I planned on starting off by telling a few traditional schlemiel jokes and then, after doing this, introduce the cover of the May 2009 New York Magazine which had a picture of Larry David looking down at a pale Woody Allen (the look saying something along the lines of “you’re all washed up”).  Below the photo is the caption: “The Last of the Schlemiels.”  The subtitle had the obvious function of stating an irony; namely, that not only Woody who is washed up, so are you Larry David.  You are both the “last of the schlemiels.”  The statement is a bold assertion or rather ‘death sentence’.  The point of bringing this up was to ask whether these schlemiel jokes or the schlemiel himself had any place today in our American society.  As I looked to show, this statement may have relevance for some but it is not true: schlemiels live on.  But, more importantly, I wanted to show what had become of the schlemiel and how had first called for its death and why.

This would bring me into the topic of comparing and contrasting a German-Jewish view of the schlemiel to an Eastern European view.  The former desired the end of the schlemiel while the latter associated the schlemiel with piety, honesty, and even, for some, the holy fool.

For me, this distinction lives on today; but it is the negative imputations against the schlemiel (which draws on the German-Jewish tradition) which had a long after-life. On the other hand, schlemiels often played by Adam Sandler, Ben Stiller, Woody Allen, or Seth Rogen have a charm to them that challenges this view.  Nonetheless, they are far from being “holy fools” or share any resemblance with Sholem Aleichem’s schlemiels.

But before I could even address these contemporary schlemiels or the life and death of the schlemiel, I was met with a major challenge that issued from the distinction between Eastern European and German-Jewish Schlemiels.   Some people in the audience immediately took to one interpretation or the other and a heated argument took place.

I did my best to mediate between the two and explain what the other parties could not accept.  This was a great challenge as one of the people arguing insisted over and over again that there is nothing good that can be said about the schlemiel: she insisted that no one should be a schlemiel.

In response to this, I explained the meaning of the schlemiel in terms of its critique of society.  I explained that if I.B. Singer’s Gimpel the Fool was constantly being lied to it wasn’t his fault that he trusted everyone so much as the fact that everyone lied to him. The point of the schlemiel was to situate us between hope and skepticism (or cynicism).

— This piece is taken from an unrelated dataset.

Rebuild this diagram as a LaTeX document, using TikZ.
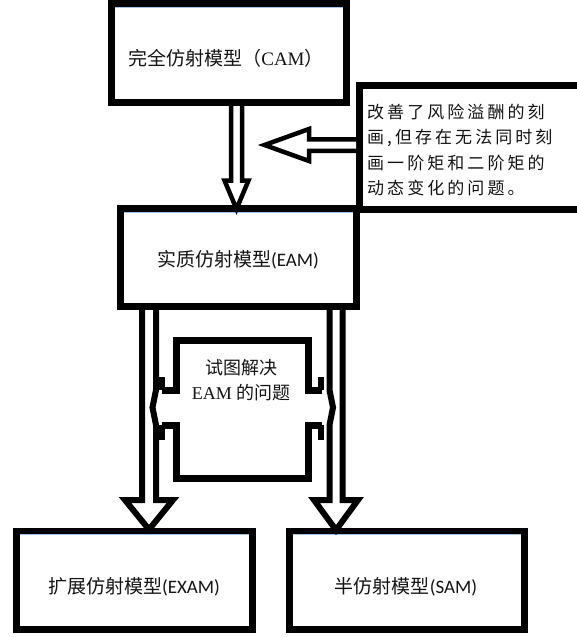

And as Ruth Wisse notes at the very end of her book, The Schlemiel as Modern Hero, the schlemiel cannot exist in a society that is wholly cynical or optimistic.  This led me to a discussion of Woody Allen’s latest film Blue Jasmine and his extreme emphasis on cynicism.  I asked where, in this film, we could find a schlemiel and about how this kind of film contrasts with Allen’s earlier films which had schlemiels.

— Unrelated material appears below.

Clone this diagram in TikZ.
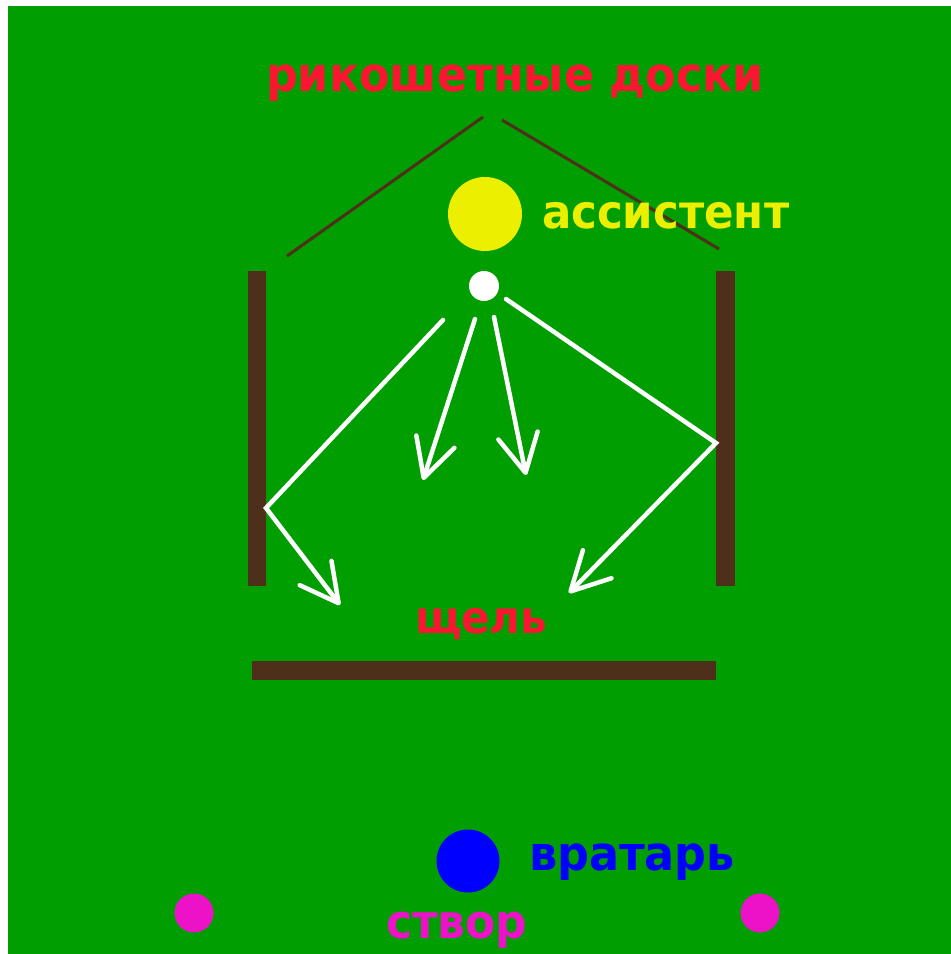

This prompted audience members to think about the relationship of the schlemiel to the cynical times we are currently living in America and about how important the schlemiel is as a figure of critique.  But, still, there was a lot of anger in the audience about the schlemiel.  One person, in particular, couldn’t let go of her negative reading of the character and saw nothing redeeming about it.  This prompted other audience members to yell at her and associate her with a certain Jewish-ethnic perspective.  This heated talk led to a lot problems and kept me from continuing my lecture.

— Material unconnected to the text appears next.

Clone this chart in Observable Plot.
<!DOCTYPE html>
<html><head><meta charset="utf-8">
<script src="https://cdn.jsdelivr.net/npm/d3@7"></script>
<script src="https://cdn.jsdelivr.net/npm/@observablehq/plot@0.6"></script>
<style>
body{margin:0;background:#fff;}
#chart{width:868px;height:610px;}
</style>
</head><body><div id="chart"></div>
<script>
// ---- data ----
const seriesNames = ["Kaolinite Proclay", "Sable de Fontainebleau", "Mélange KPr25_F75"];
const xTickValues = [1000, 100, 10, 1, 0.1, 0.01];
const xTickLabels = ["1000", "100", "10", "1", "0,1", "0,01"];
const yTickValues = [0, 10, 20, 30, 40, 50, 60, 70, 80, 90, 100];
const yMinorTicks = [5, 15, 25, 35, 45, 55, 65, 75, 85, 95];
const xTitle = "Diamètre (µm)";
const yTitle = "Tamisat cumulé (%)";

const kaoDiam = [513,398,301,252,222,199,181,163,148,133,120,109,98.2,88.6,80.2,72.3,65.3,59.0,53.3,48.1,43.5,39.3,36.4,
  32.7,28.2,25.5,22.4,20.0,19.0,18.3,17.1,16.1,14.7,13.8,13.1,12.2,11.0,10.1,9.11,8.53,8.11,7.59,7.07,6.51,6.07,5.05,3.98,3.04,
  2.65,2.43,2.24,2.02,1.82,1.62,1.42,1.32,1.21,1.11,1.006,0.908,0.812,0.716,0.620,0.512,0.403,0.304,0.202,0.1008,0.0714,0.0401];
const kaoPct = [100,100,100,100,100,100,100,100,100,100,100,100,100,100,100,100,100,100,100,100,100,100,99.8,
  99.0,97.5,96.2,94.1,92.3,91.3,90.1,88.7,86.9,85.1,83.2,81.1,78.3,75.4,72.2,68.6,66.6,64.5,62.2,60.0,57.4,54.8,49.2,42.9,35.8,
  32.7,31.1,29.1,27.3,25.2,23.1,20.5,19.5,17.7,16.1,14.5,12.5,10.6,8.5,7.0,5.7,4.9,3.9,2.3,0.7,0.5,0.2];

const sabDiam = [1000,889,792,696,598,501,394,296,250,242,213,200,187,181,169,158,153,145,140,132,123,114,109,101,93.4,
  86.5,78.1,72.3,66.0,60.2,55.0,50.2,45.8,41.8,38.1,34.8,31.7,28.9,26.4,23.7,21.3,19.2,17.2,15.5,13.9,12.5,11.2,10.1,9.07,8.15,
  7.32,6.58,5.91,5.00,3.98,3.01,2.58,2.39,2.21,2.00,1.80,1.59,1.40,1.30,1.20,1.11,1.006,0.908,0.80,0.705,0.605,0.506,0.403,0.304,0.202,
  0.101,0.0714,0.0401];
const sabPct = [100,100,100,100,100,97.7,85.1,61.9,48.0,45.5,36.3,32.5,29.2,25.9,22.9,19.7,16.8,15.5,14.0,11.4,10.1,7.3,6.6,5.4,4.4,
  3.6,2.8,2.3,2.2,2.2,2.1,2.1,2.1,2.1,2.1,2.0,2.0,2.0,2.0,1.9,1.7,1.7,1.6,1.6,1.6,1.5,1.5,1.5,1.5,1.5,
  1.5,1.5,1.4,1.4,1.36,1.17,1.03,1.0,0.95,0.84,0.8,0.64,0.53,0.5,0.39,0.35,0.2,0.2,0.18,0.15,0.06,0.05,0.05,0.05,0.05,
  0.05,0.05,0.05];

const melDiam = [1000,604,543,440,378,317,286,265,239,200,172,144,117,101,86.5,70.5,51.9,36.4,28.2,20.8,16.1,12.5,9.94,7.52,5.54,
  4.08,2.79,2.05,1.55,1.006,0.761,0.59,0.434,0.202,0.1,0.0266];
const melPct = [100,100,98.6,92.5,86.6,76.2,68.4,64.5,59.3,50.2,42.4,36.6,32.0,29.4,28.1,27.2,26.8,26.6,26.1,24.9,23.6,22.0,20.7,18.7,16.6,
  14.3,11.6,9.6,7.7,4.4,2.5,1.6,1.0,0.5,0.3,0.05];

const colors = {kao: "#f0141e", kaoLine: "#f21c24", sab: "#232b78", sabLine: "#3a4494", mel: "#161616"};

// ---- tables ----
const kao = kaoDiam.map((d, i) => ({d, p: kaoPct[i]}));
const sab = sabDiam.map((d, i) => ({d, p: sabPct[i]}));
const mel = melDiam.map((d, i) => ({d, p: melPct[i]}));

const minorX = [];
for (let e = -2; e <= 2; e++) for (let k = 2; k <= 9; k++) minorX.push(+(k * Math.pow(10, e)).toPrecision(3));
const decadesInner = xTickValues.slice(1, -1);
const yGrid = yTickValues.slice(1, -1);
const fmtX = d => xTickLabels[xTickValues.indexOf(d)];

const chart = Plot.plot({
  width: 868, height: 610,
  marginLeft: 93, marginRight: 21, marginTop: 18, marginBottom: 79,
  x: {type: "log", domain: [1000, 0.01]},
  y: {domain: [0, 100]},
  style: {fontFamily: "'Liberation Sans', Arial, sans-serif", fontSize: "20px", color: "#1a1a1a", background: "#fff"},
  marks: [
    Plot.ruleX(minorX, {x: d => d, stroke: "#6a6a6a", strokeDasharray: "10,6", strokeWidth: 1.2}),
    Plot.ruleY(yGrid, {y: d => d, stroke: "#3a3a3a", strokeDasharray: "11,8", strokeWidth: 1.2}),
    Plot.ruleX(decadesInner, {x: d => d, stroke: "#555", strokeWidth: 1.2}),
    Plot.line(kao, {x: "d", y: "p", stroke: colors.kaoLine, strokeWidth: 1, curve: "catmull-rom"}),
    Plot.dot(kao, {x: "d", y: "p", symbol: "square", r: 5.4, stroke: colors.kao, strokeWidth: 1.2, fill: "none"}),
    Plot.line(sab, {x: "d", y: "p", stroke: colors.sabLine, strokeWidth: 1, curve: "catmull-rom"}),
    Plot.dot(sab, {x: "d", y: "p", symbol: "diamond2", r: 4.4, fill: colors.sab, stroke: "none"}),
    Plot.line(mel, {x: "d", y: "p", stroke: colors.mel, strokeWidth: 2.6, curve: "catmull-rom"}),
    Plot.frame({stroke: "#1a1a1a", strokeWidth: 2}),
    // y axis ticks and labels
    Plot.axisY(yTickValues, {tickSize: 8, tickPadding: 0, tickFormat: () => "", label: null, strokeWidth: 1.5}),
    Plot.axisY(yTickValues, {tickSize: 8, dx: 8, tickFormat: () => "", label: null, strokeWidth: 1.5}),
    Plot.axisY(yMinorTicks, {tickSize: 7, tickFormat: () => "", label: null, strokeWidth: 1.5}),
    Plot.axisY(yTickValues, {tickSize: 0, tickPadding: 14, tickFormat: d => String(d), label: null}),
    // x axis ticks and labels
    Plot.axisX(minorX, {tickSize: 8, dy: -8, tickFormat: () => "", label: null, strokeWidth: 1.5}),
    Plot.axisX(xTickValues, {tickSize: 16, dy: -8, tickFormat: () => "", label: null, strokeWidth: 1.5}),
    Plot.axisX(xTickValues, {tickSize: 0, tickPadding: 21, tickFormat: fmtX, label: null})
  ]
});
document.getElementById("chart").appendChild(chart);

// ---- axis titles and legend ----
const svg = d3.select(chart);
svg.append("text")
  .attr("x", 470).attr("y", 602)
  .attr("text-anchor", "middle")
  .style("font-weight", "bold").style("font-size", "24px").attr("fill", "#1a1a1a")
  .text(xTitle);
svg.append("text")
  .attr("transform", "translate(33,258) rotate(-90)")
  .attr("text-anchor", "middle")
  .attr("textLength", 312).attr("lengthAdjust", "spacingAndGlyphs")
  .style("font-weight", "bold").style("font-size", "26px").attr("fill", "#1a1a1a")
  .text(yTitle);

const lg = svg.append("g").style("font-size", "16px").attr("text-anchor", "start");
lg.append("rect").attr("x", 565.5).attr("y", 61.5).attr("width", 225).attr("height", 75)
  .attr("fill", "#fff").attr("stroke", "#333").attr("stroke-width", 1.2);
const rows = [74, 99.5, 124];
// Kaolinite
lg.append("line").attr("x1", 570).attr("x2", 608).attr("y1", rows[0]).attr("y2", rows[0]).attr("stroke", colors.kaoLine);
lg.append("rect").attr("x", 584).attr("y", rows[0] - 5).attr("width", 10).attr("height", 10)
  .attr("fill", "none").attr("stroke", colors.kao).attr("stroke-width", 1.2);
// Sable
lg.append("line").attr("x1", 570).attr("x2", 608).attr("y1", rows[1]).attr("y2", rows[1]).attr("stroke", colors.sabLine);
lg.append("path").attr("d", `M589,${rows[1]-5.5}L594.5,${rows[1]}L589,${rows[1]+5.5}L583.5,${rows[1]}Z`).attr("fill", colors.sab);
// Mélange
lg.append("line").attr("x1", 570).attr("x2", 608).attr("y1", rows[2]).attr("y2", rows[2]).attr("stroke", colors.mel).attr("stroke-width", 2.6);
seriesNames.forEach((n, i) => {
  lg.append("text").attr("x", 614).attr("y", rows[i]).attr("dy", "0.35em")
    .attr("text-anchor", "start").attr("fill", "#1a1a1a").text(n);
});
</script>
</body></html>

After I ended the talk, I wondered whether I did the right thing and whether I met the challenges that emerged out of a discussion of the schlemiel.  I talked with a few friends about this as well as the organizer. Some explained that this is what happens in Brooklyn: people are often very stubborn about their views, love to argue, and are oftentimes rude about it all.  Others explained that the reason there was so much contention was because many people in the room were called schlemiels when they were growing up or, otherwise, called people schlemiels.  Still others explained that some people, had entrenched views about the schlemiel which were based on what Jewish tradition they came out from in Eastern or Western Europe.

All of these explanations makes sense, but what I left this heated discussion with was something else; namely, a task.  I realized, by way of these challenges, that if I’m going to argue for a positive and critical reading of the schlemiel that I will be challenged by people who have deeply ingrained views of this character.  Its hard for me – a “little pisher” – to make such claims as I wasn’t raised in Brooklyn by parents who used this term regularly in a negative manner.  Nonetheless, I have the knowledge and awareness of this characters wider meaning and possible meaning which can challenge deeply ingrained views.  I can offer a new/old reading which can make the schlemiel relevant – once again – and spur people to ask themselves why Woody Allen and Larry David are not only not the “last of the schlemiels” but that there are other schlemiels.  And, more importantly, we need to ask ourselves what schlemiels should live on.  I believe some are not worth our time while other schlemiels are.  And I’m willing to take on the challenge of explaining why.  This, for me, is not simply an academic challenge; defending my reading of the schlemiel, is also a life challenge.  The schlemiel means that much to me, an American-Jew who, though he hasn’t been raised in Brooklyn by parents who speak Yiddish, has every right to defend my reading of this character. For me the schlemiel is not something I don’t want to be so much as a character who can spur me – and others – to stand in the uncomfortable space between hope and skepticism.